The Artemis II mission has been a bright spot at a time when a lot of other news from around the world has been bleak.

The four-astronaut mission left Earth on April 1 with a plan to travel to the moon, circle it, and return home. It’s laying the groundwork for a moon landing in 2028 — the first in more than 55 years.

Over the past 10 days, millions of Canadians have been inspired by the Artemis II mission and Hansen’s role in it. Both the mission to the moon and the students’ interaction with an astronaut should remind us all of the nearly unlimited opportunities that exist.

Nunavut students face a lot of challenges when it comes to getting a good education. Hopefully, the connection the Sanikiluaq students made with this historic event will serve as an example to them and other students in the territory of what they can accomplish.

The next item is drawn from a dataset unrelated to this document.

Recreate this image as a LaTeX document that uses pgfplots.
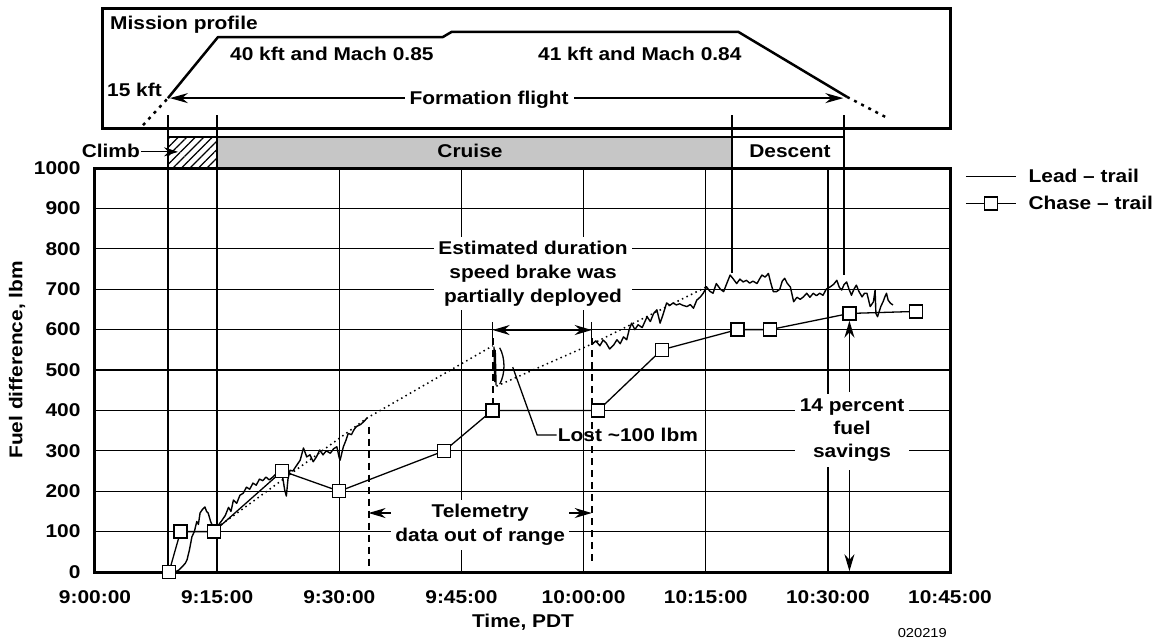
\documentclass[border=0pt]{standalone}
\usepackage{fontspec}
\setmainfont{Liberation Sans}[FakeStretch=1.13]
\usepackage{pgfplots}
\pgfplotsset{compat=1.18}
\usetikzlibrary{arrows.meta,patterns.meta}
\newcommand\fs{\fontsize{18.5pt}{24pt}\selectfont\bfseries}
\newcommand\fss{\fontsize{18.5pt}{23pt}\selectfont\bfseries}
\tikzset{
  arr/.style={line width=1.4pt,-{Stealth[length=17pt,width=10pt]}},
  darr/.style={line width=1.4pt,{Stealth[length=17pt,width=10pt]}-{Stealth[length=17pt,width=10pt]}},
  dsh/.style={line width=1.8pt,dash pattern=on 7pt off 5pt},
}
\begin{document}
\begin{tikzpicture}
\useasboundingbox (0,0) rectangle (1162pt,-638pt);
\begin{axis}[
  at={(95pt,-572pt)}, anchor=south west,
  width=855pt, height=404pt, scale only axis,
  xmin=0, xmax=105, ymin=0, ymax=1000,
  xtick={0,15,30,45,60,75,90,105},
  xticklabels={9:00:00,9:15:00,9:30:00,9:45:00,10:00:00,10:15:00,10:30:00,10:45:00},
  ytick={0,100,200,300,400,500,600,700,800,900,1000},
  yticklabels={0,100,200,300,400,500,600,700,800,900,1000},
  grid=major, major grid style={black,line width=1.3pt},
  axis line style={line width=3pt},
  major tick length=0pt,
  tick label style={font=\fs},
  xticklabel style={yshift=-15pt},
  yticklabel style={xshift=-11pt},
  xlabel={Time, PDT}, ylabel={Fuel difference, lbm},
  label style={font=\fs},
  xlabel style={at={(axis description cs:0.5006,-0.124)},anchor=center},
  ylabel style={at={(axis description cs:-0.0912,0.525)},anchor=center},
  clip=false,
  legend style={at={(axis description cs:1,1)}, anchor=north west, xshift=12pt, yshift=3pt,
    draw=none, fill=none, font=\fs, row sep=8pt,
    /tikz/every odd column/.append style={column sep=10pt}},
  legend cell align=left,
  legend image code/.code={\draw[mark repeat=2,mark phase=2,#1] plot coordinates {(0pt,0pt) (25pt,0pt) (50pt,0pt)};},
]
\addlegendimage{black,line width=1.4pt}
\addlegendentry{Lead \textendash{} trail}

% dotted trend lines
\addplot[black,line width=1.5pt,dash pattern=on 1.5pt off 3.5pt,forget plot] coordinates {(15,110) (33.4,381) (48.85,560)};
\addplot[black,line width=1.5pt,dash pattern=on 1.5pt off 3.5pt,forget plot] coordinates {(49.3,460) (61.1,565) (75.1,706)};

% lead - trail segments
\addplot[black,line width=1.4pt,line join=round,forget plot] coordinates {
(9.8,0) (10.3,5) (10.8,15) (11.1,22) (11.3,30) (11.6,55) (11.9,87) (12.2,100) (12.5,125) (12.7,118) (12.9,146) (13.2,155) (13.5,161) (13.7,150) (13.9,146) (14.2,125) (14.5,111) (14.8,105)
(15.3,120) (15.6,128) (16.0,140) (16.4,160) (16.7,150) (17.0,178) (17.4,170) (17.8,190) (18.2,195) (18.6,210) (19.0,205) (19.4,220) (19.8,215) (20.2,230) (20.6,226) (21.0,235) (21.4,228) (21.9,236) (22.3,245) (22.7,248) (23.0,240) (23.3,203) (23.5,188) (23.7,230) (23.95,252) (24.3,250) (24.7,262) (25.2,277) (25.6,307) (26.0,285) (26.4,290) (26.8,273) (27.2,285) (27.6,302) (28.0,290) (28.4,300) (28.9,294) (29.3,305) (29.7,310) (30.0,282) (30.1,277) (30.5,310) (30.8,325) (31.1,343) (31.5,340) (31.8,352) (32.1,360) (32.6,365) (33.0,372) (33.4,381)};
\addplot[black,line width=1.4pt,forget plot] coordinates {(49.0,558) (49.1,470) (49.15,550) (49.25,462)};
\addplot[black,line width=1.4pt,line join=round,forget plot] coordinates {
(61.1,565) (61.5,572) (62.0,560) (62.4,574) (62.8,566) (63.2,552) (63.7,562) (64.1,575) (64.5,565) (64.9,582) (65.3,575) (65.6,600) (65.9,616) (66.3,600) (66.7,612) (67.2,605) (67.8,632) (68.2,620) (68.6,640) (69.0,649) (69.4,616) (69.8,640) (70.2,666) (70.6,660) (71.0,666) (71.4,661) (71.8,664) (72.2,660) (72.7,657) (73.1,662) (73.5,653) (73.9,673) (74.3,680) (74.7,690) (75.1,706) (75.5,695) (75.9,690) (76.3,714) (76.8,700) (77.2,694) (77.6,715) (78.0,735) (78.4,725) (78.8,714) (79.2,725) (79.6,718) (80.0,722) (80.4,715) (80.8,720) (81.3,714) (81.6,725) (81.9,735) (82.3,730) (82.7,739) (83.0,715) (83.3,694) (83.7,694) (84.1,700) (84.4,720) (84.7,727) (85.0,715) (85.4,705) (85.8,669) (86.2,680) (86.6,675) (87.0,681) (87.4,690) (87.8,680) (88.2,690) (88.6,684) (89.0,690) (89.4,685) (89.8,700) (90.3,706) (90.7,712) (91.1,722) (91.4,705) (91.7,698) (92.0,712) (92.3,718) (92.6,700) (92.9,685) (93.2,700) (93.5,710) (93.8,695) (94.2,681) (94.5,690) (94.8,690) (95.2,657) (95.6,669) (95.8,698) (95.9,640) (96.1,632) (96.5,657) (96.8,670) (97.0,681) (97.2,690) (97.4,673) (97.7,665) (98.0,661)};

% chase - trail
\addplot[black,line width=1.3pt,mark=square*,mark size=6.5pt,mark options={fill=white,draw=black,line width=1.3pt,solid}] coordinates {
(9.09,0) (10.5,100) (14.6,100) (23.0,250) (30.0,200) (42.9,300) (48.8,400) (61.8,400) (69.6,550) (78.9,600) (82.9,600) (92.65,640) (100.8,645)};
\addlegendentry{Chase \textendash{} trail}

% ---------- mission profile box ----------
\draw[line width=3pt] (axis cs:0.95,1099) rectangle (axis cs:105,1396);
\draw[line width=2.5pt,line join=round] (axis cs:8.96,1173) -- (axis cs:15.1,1324) -- (axis cs:42.7,1324) -- (axis cs:43.8,1337) -- (axis cs:79.0,1337) -- (axis cs:92.35,1176);
\draw[line width=2.5pt,dash pattern=on 3pt off 5pt] (axis cs:5.9,1106) -- (axis cs:8.96,1173);
\draw[line width=2.5pt,dash pattern=on 3pt off 5pt] (axis cs:92.35,1176) -- (axis cs:97.3,1124);
\node[anchor=base west,inner sep=0pt,font=\fs] at (axis cs:1.84,1342) {Mission profile};
\node[anchor=base west,inner sep=0pt,font=\fs] at (axis cs:16.58,1267) {40 kft and Mach 0.85};
\node[anchor=base west,inner sep=0pt,font=\fs] at (axis cs:54.4,1267) {41 kft and Mach 0.84};
\node[anchor=base west,inner sep=0pt,font=\fs] at (axis cs:1.47,1176) {15 kft};
\draw[line width=1.3pt,{Stealth[length=18pt,width=10pt]}-{Stealth[length=18pt,width=10pt]}] (axis cs:9.2,1173) -- (axis cs:91.9,1173);
\node[fill=white,inner xsep=5pt,inner ysep=2pt,anchor=base,font=\fs] at (axis cs:48.4,1156) {Formation flight};

% ---------- phase band ----------
\fill[gray!45] (axis cs:15,1000) rectangle (axis cs:78.23,1077);
\fill[pattern={Lines[angle=45,distance=6pt,line width=1.2pt]}] (axis cs:8.96,1000) rectangle (axis cs:15,1077);
\draw[line width=1.3pt] (axis cs:8.96,1000) rectangle (axis cs:91.98,1077);
\draw[line width=1.5pt] (axis cs:8.96,1131) -- (axis cs:8.96,0);
\draw[line width=1.5pt] (axis cs:15,1131) -- (axis cs:15,1000);
\draw[line width=2pt] (axis cs:78.23,1131) -- (axis cs:78.23,740);
\draw[line width=2pt] (axis cs:91.98,1131) -- (axis cs:91.98,735);
\node[anchor=base east,inner sep=0pt,font=\fs] at (axis cs:5.53,1025) {Climb};
\draw[line width=1.3pt,-{Stealth[length=14pt,width=9pt]}] (axis cs:5.7,1040) -- (axis cs:10.2,1040);
\node[anchor=base,inner sep=0pt,font=\fs] at (axis cs:46.05,1025) {Cruise};
\node[anchor=base,inner sep=0pt,font=\fs] at (axis cs:85.35,1025) {Descent};

% ---------- annotations in the plot ----------
\draw[darr] (axis cs:48.84,599) -- (axis cs:61.0,599);
\draw[line width=1.5pt] (axis cs:48.84,578) -- (axis cs:48.84,620);
\draw[line width=1.5pt] (axis cs:61.0,578) -- (axis cs:61.0,620);
\draw[dsh] (axis cs:48.84,578) -- (axis cs:48.84,410);
\draw[dsh] (axis cs:61.0,578) -- (axis cs:61.0,15);
\draw[dsh] (axis cs:33.6,360) -- (axis cs:33.6,10);
\node[fill=white,align=center,font=\fs,inner sep=4pt] at (axis cs:53.8,738) {Estimated duration\\speed brake was\\partially deployed};

\draw[line width=1.3pt] (axis cs:49.7,555) .. controls (axis cs:50.4,530) and (axis cs:50.4,490) .. (axis cs:49.7,465);
\draw[line width=1.3pt] (axis cs:51.3,507) -- (axis cs:54.3,339) -- (axis cs:56.7,339);
\node[anchor=west,font=\fs,inner sep=1pt] at (axis cs:56.7,339) {Lost \textasciitilde100 lbm};

\draw[darr] (axis cs:33.6,146) -- (axis cs:61.0,146);
\node[fill=white,align=center,font=\fs,inner sep=4pt] at (axis cs:47.3,116) {Telemetry\\data out of range};

\draw[arr] (axis cs:92.65,445) -- (axis cs:92.65,622);
\draw[arr] (axis cs:92.65,252) -- (axis cs:92.65,2);
\node[fill=white,align=center,font=\fss,inner sep=5pt] at (axis cs:92.97,351) {14 percent\\fuel\\savings};

\node[font=\fontsize{13pt}{13pt}\selectfont] at (axis cs:101.6,-150) {020219};
\end{axis}
\end{tikzpicture}
\end{document}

Who knows where inspiration comes from, or how a small connection to a huge event could lead a young person on a path to greatness?

Hansen, now 50, grew up as a farmboy in a small town in southern Ontario. His own interest in becoming an astronaut began when he was five years old and he stumbled across a photograph of Neil Armstrong, the first person to walk on the moon.

If not the Sanikiluaq Five, then maybe one of the thousands of other Canadians who watched the livestream might find the inspiration to become an astronaut or to go on some other exciting path.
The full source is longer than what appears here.